Happily, after three years, and on the supposition that the Catholic Church had learned its lesson, Kenny performed an excruciating U-turn and re-opened the diplomatic mission to the Vatican. Run by just one person, according to Kenny it focuses on ‘international development’ – of all things.  

And, in an attempt to save face, Fine Gael tried to link the election of people-friendly Pope Francis to the decision to re-open the Embassy. 

 Nobody swallowed the bait with the result that Kenny’s country boy effort at international politics led to the perception that his Government had closed the embassy in the belief that it would be a popular act and then reopened it thinking it would also be a popular act – which was a boorish way to run a diplomatic service.

 

Fall from grace

But a God-fearing electorate, whose existence was ignored as much by the Labour Party as by Fine Gael, justly punished the two parties for their sins in the recent general election. The Blueshirts lost 26 seats and now, in order to stay in power, a mortified Kenny is dependent on a ragbag collection of independents and the remnants of a peed-off Fianna Fáil party that regularly submits itself to sewer crawling in support of FG policies.

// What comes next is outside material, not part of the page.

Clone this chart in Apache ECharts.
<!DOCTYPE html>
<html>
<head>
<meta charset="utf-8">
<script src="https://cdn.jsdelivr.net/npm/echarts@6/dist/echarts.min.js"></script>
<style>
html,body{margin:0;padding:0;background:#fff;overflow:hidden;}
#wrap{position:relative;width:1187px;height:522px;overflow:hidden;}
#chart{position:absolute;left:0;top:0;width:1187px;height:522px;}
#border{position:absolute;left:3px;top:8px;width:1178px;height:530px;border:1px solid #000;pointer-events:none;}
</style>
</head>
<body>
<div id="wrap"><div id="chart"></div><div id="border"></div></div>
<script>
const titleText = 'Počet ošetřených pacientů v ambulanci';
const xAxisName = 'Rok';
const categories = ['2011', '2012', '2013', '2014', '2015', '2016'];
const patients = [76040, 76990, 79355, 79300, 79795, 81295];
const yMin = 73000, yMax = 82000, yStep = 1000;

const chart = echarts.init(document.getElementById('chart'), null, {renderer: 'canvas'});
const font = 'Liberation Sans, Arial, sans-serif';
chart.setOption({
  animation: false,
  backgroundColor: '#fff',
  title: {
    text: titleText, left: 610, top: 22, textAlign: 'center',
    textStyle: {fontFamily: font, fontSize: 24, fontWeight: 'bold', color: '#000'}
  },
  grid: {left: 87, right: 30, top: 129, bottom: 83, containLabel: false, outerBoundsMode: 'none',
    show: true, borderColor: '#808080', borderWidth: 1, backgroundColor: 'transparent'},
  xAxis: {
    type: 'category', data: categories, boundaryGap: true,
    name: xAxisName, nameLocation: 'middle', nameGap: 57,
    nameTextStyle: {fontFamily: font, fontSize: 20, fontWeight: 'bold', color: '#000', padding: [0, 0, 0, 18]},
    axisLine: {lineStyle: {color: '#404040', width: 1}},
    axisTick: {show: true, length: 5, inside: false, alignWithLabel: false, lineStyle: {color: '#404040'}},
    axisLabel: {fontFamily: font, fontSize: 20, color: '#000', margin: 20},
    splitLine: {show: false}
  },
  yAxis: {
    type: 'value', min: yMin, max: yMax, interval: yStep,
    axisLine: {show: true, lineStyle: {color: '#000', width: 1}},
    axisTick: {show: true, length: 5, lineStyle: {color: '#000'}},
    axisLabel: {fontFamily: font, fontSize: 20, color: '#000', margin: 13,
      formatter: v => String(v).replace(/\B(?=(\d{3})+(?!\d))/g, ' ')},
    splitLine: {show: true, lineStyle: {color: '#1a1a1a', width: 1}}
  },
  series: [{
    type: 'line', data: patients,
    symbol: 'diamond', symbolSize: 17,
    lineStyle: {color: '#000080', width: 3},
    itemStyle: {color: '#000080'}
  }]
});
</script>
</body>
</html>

Nor did God and the electorate overlook Labour! The party was practically wiped out and, in a spectacular fall from grace, its leader Joan Burton lost the top job. Coincidentally, in the Great Flood of 2015, she literally lost her seat when she toppled from a canoe during a political photo-shoot. She ended up in the Shannon. 

The Embassy closure, the attack on the Pontiff and on Catholic culture did not constitute Fine Gael’s finest hour, and one commentator chose to depict it as a dogfight between popes and dopes. 

Did Kenny gain any knowledge or wisdom from the ludicrous and humiliating fiasco?

To judge by the weasel words, acrimony and rancour currently being engendered by his latest wheeze, the pathetic so-called Citizens’ Assembly on abortion, he doesn’t learn from failure.

After Archbishop Martin declared that the taking of a life, at whatever stage, is ‘gravely, morally wrong,’ one of Kenny’s bright young things, Kate O’Connell, TD, denounced the archbishop for  ‘getting involved in women’s health issues.’  His ideas were ‘not in any way relevant,’ she primly remarked.  

‘They (the Catholic Church) are entitled to their opinions, but I don’t put any weight in them ... It is the same as asking my four-year-old ...We as legislators should not be following the preachings of leaders of faith, in this case the leader of the Catholic Church,’ she said.

Oh dear!  We’ve been here before.  Despite Ms O’Connell’s appalling syntax and nastiness, there’s a dull familiarity about it all –a mixture of Workers Party-Labour-Fine Gael intolerance that’s compounded by Kenny’s failure to recognise that one does not get different results by doing the same thing over and over again.  Sad!